Paulette was indignant. “I most certainly did not. No one asked my opinion. I would never, never have agreed to Mikey Morgan being put in that role.” Her anger was genuine. “I was appalled at the board’s interference. Performing roles should be awarded based on talent alone. Not politics. Not ticket sales. Not pity. Just talent. If we are to allow other influences to interfere, then what is ballet? Ballet should remain pure, a living, growing entity apart from such concerns. Attach strings to the ballet and what do you have? You have puppets!” She mimed a marionette and the effect was not the least bit comical. She passionately believed in her point. “Worse than allowing that abomination to dance was removing Fatima Jones from the role of Clara. That child is the finest ballerina I have ever trained. The absolute finest. I don’t care if she is green, purple, brown, blue, or black. She should have danced that role from the start.”
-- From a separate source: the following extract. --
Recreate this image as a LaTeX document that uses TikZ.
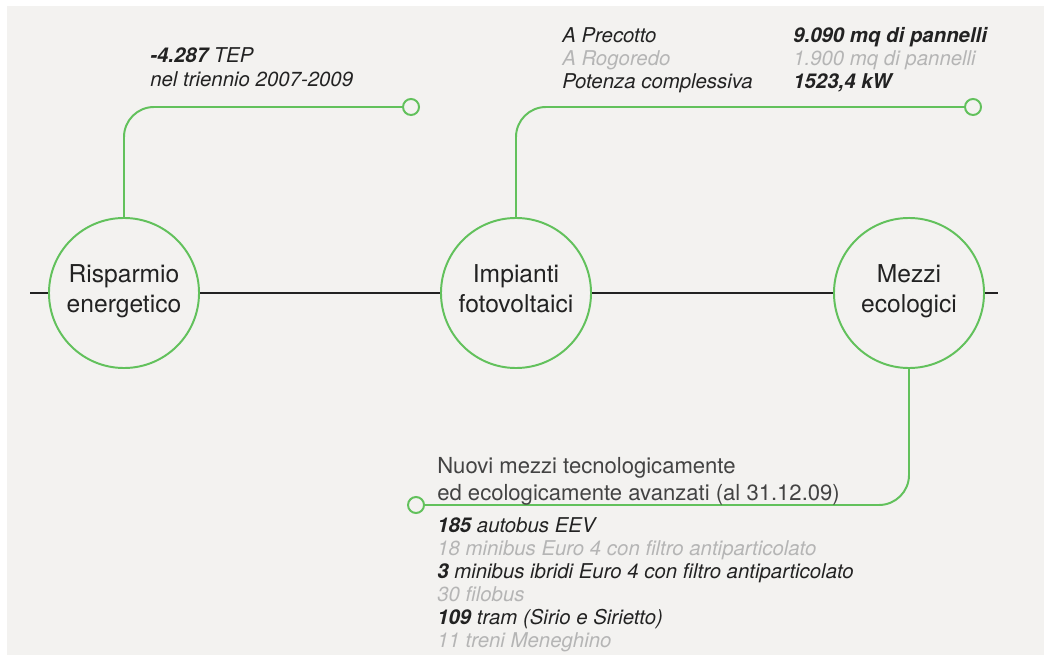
\documentclass[tikz,border=0pt]{standalone}
\usepackage{fontspec}
\setmainfont{TeX Gyre Heros}

\definecolor{paper}{HTML}{F3F2F0}
\definecolor{leaf}{HTML}{62C15C}
\definecolor{faded}{HTML}{B5B5B5}
\definecolor{ink}{HTML}{222222}

\begin{document}
\begin{tikzpicture}[x=0.025cm, y=-0.025cm,
    topic/.style={draw=leaf, line width=1.4pt, fill=paper, circle, minimum size=3.75cm, inner sep=0pt, align=center, text=ink, font=\fontsize{17.5}{21.3}\selectfont},
    dot/.style={draw=leaf, line width=1.4pt, fill=paper, circle, minimum size=0.4cm, inner sep=0pt},
    link/.style={draw=leaf, line width=1.4pt, rounded corners=0.75cm},
    info/.style={anchor=base west, inner sep=0pt, text=ink, font=\fontsize{14.5}{16.4}\selectfont\itshape},
    dim/.style={info, text=faded}]
        \useasboundingbox (0,0) rectangle (1044,655);
        \fill[paper] (7,6) rectangle (1044,655);

        % timeline
        \coordinate (lstart) at (30,293);
        \coordinate (lend) at (998,293);
        \node[topic] (risp) at (124,293) {Risparmio\\energetico\\[-15pt]};
        \node[topic] (foto) at (516,293) {Impianti\\fotovoltaici\\[-15pt]};
        \node[topic] (ecol) at (909,293) {Mezzi\\ecologici\\[-15pt]};
        \draw[ink, line width=1pt] (lstart) -- (risp) -- (foto) -- (ecol) -- (lend);

        % branches
        \node[dot] (dotA) at (411,107) {};
        \node[dot] (dotB) at (973,107) {};
        \node[dot] (dotC) at (416,505) {};
        \draw[link] (risp.north) |- (dotA);
        \draw[link] (foto.north) |- (dotB);
        \draw[link] (ecol.south) |- (dotC);

        % risparmio
        \node[info] (tep) at (150,63) {\textbf{-4.287} TEP};
        \node[info] (trien) at (150,87) {nel triennio 2007-2009};

        % fotovoltaico
        \foreach [count=\i] \txt/\val/\sty in {A Precotto/{\textbf{9.090 mq di pannelli}}/info, A Rogoredo/{1.900 mq di pannelli}/dim, Potenza complessiva/{\textbf{1523,4 kW}}/info}{
            \node[\sty] (site\i) at (562,20+23*\i) {\txt};
            \node[\sty] (qty\i) at (793,20+23*\i) {\val};
        }

        % mezzi
        \node[anchor=base west, inner sep=0pt, text=ink!85, font=\fontsize{15.7}{27}\selectfont] (head) at (437,473) {Nuovi mezzi tecnologicamente};
        \node[anchor=base west, inner sep=0pt, text=ink!85, font=\fontsize{15.7}{27}\selectfont] (head2) at (437,500) {ed ecologicamente avanzati (al 31.12.09)};
        \foreach [count=\i] \txt/\sty in {{\textbf{185} autobus EEV}/info, {18 minibus Euro 4 con filtro antiparticolato}/dim, {\textbf{3} minibus ibridi Euro 4 con filtro antiparticolato}/info, {30 filobus}/dim, {\textbf{109} tram (Sirio e Sirietto)}/info, {11 treni Meneghino}/dim}{
            \node[\sty] (item\i) at (437,509+23*\i) {\txt};
        }
\end{tikzpicture}
\end{document}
“She’s in it now,” T.S. pointed out, taken aback by her fury.
“She most certainly is. And I have never seen a finer Clara.”
“What did you think of Julie Perkins?” T.S. asked.
“She’s a competent student. Perhaps the next best to Fatima. But nowhere close. And we did not do her a favor by thrusting the role of Clara onto her. I believe it has undermined her confidence
to an irreparable degree.”
“She is dancing badly now?” T.S. asked.
Paulette waved a hand impatiently. “Not badly. Just with disinterest. She never had enough emotion. Now she is a robot. She simply goes through the motions. Perhaps she is burned out. I have seen it happen before at that young an age. She was brought en pointe too early, I suspect. Though not by me. I see her massaging her feet when she thinks no one is looking. I intend to give her a few more days and then confront her. She may be hiding some serious physical problem. Or her problem may be emotional.”
T.S. remembered something that Mikey Morgan’s mother, Nikki, had revealed. “If you think Mikey Morgan is such a horrible dancer,” T.S. asked, “why are you letting him dance as one of the toy soldiers?”
“How do you know about that?” Paulette asked coolly, her gaze turning suspicious for the first time.
“His mother,” T.S. explained.
The ballet mistress relaxed. “I promised her I would keep it quiet.”
“But why?” T.S. asked.
“You wouldn’t understand,” Paulette said, smoothing the skirt of her caftan out primly over her knees.
“Try me,” T.S. suggested
Paulette sighed again, this time wistfully. “I know what it’s like to be a child star,” she said slowly. “It seems incredible looking at me now, I know. But I was something of a prodigy in my time. And I paid a heavy price. I had no friends my own age. Not one. I deeply regret that now that I am older. I find I don’t know how to have a friend.”
She wiped one eye and T.S. fervently hoped the memory would not trigger a flood of tears. “When Nikki Morgan approached me about her son, I understood his desire to be with his friends. After all, his father had just died. So I agreed to teach him a small toy soldier role. He handles it fine.”